Blogging MIDEM: The Message, The Messengers, and the Platforms for Delivering the Message

Blogging MIDEM: The Message, The Messengers, and the Platforms for Delivering the Message

By Frank J. Oteri
I’d much rather pay for music than the outrageous roaming charges I seem to be accruing.

Written By

Frank J. Oteri

Frank J. Oteri is an ASCAP-award winning composer and music journalist. Among his compositions are Already Yesterday or Still Tomorrow for orchestra, the "performance oratorio" MACHUNAS, the 1/4-tone sax quartet Fair and Balanced?, and the 1/6-tone rock band suite Imagined Overtures. His compositions are represented by Black Tea Music. Oteri is the Vice President of the International Society for Contemporary Music (ISCM) and is Composer Advocate at New Music USA where he has been the Editor of its web magazine, NewMusicBox.org, since its founding in 1999.


Gerd Leonhard
“Beyond Music: Learning From Other Innovation”
Photo courtesy MIDEM

In the exhibition halls at MIDEM, the name of the game is driving traffic to your booths. Many of the various countries whose music is represented here have been taking advantage of food and drink that make them unique in order to get folks to pass by and pay attention to their musical offerings. The booth for Sweden offers intensely strong licorice flavored “Swedish fish” candy; I’m not looking forward to going back to the tepid stuff produced for the American market. The Japanese music export folks threw a sake party at 5 p.m. yesterday and today at lunchtime, the folks promoting Catalan music threw a cocktail party with local cheeses, cured meats, and an amazing red wine from Montsant.
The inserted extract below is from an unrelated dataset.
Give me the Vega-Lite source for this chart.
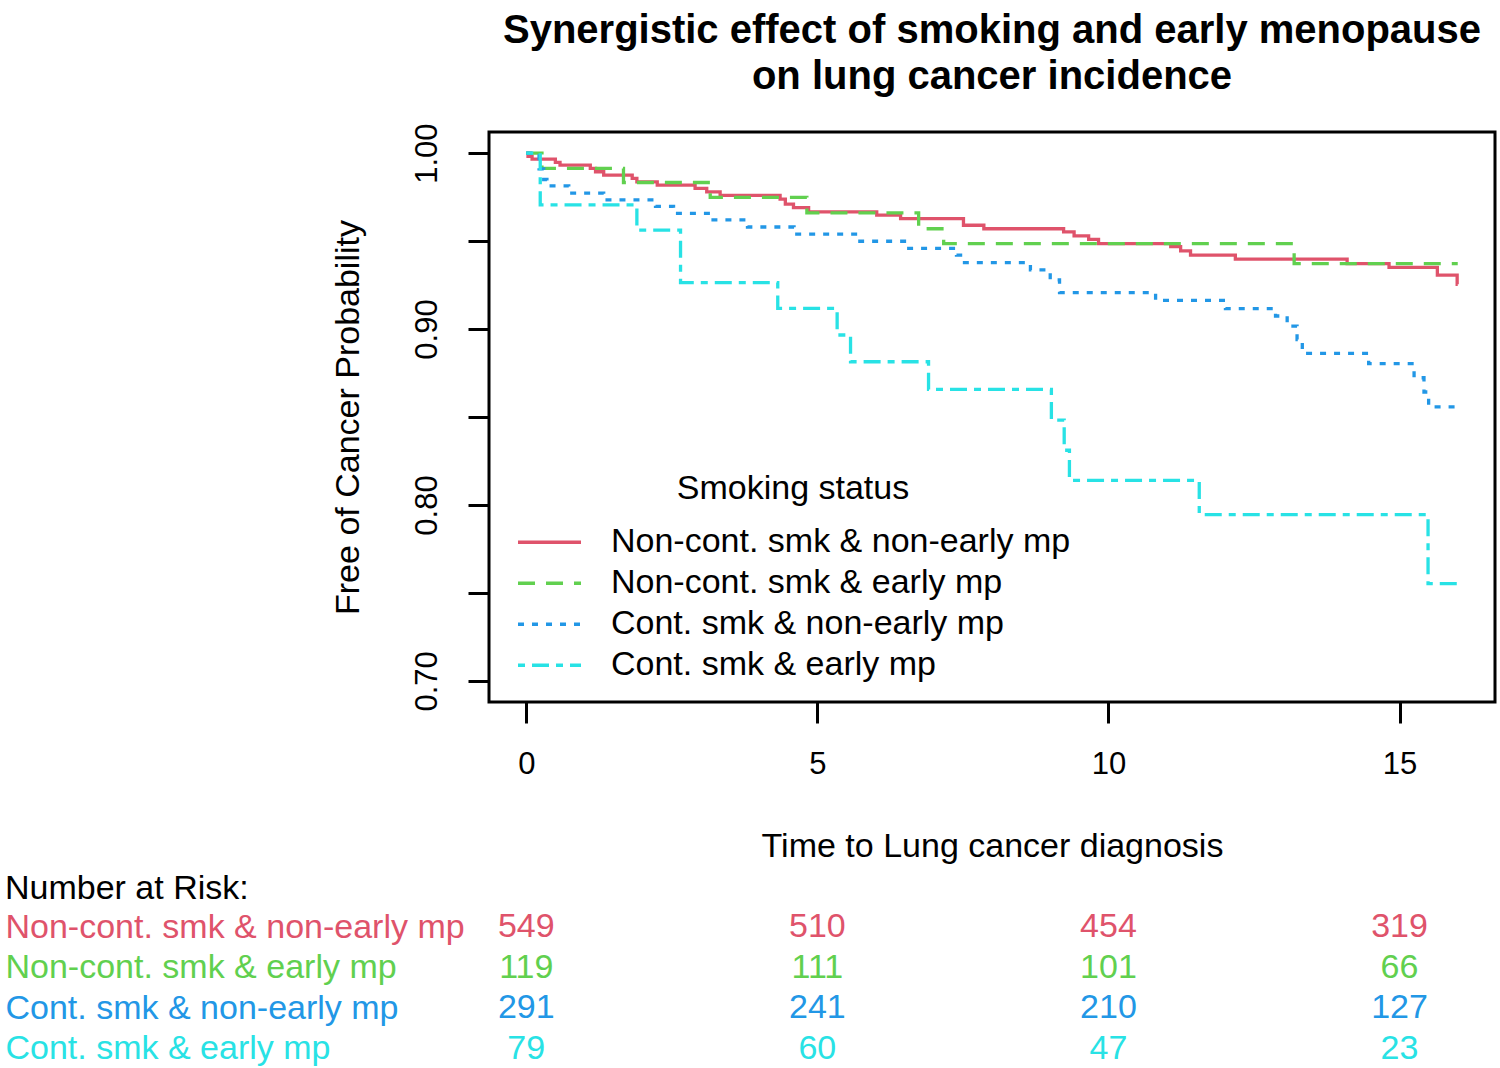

But there have also been several ways to engage people directly using music. I caught parts of several performance showcases, 20-30 minute sets of bands across a wide array of genres. Bauchklang, an all a capella hip-hop quintet from Austria, blew my mind. I can’t wait to hear their CD, but I think a big part of the thrill was watching them make a myriad of timbres just with their mouths against microphones in real time. Last night, at the opening party in the posh Hotel Martinez, the band accompanying French singer Cascadeur played music that was as indebted to American minimalist composers as it was to European prog rock. And later this afternoon a techno group from Germany named Brandt Brauer Frick, who purport to be influenced by John Cage and Helmut Lachenmann, will have a showcase. I’m really “listening forward” to it, but I would probably be even more excited if Cage or Lachenmann’s music, or someone from that part of the musical universe, were being presented here as well as everyone else. The classical offering tonight, featuring the Monte Carlo Symphony Orchestra, is strictly standard rep, so I’ll stick with the pop showcases.


Takeshi Natsuno
“Towards Music Ubiquity: Takeshi’s Route”
Photo courtesy MIDEM

Despite this year’s MIDEM being smaller than ever before from all reports, I still find it pretty overwhelming and impossible for one person to completely cover. Last night, after catching part of the opening party, I tried to attend the tail end of a MIDEM meet-up with various cloud-based music services at the Station Tavern but by the time I arrived either the MIDEM folks had completely blended in with locals in this extremely small and crowded space or their cloud had whisked them away somewhere else. Disappointing. But not nearly as disappointing as some of this morning’s comments by Shailendra Pandey, senior analyst for the UK-based Informa Telecoms & Media whose talk was titled “How Mobile Apps Bring New Business Opportunities to the Music Industry”. He encouraged everyone to remain hopeful, echoing Berklee College of Music’s Media VP Dave Kosek’s in a session late day yesterday: “Be optimistic: people love music; that’s not going to go away.” But Pandey, who is on the service provider rather than the content provider end of the equation, acknowledged with perhaps too great a degree of certainty (at least to my taste) that while “people love music, they don’t want to pay for content.” I’d much rather pay for music than the outrageous roaming charges I seem to be accruing during this trip but can’t confirm with any certainty. In the new business paradigm, the platform used to deliver the message is sadly more influential than the message or the messenger.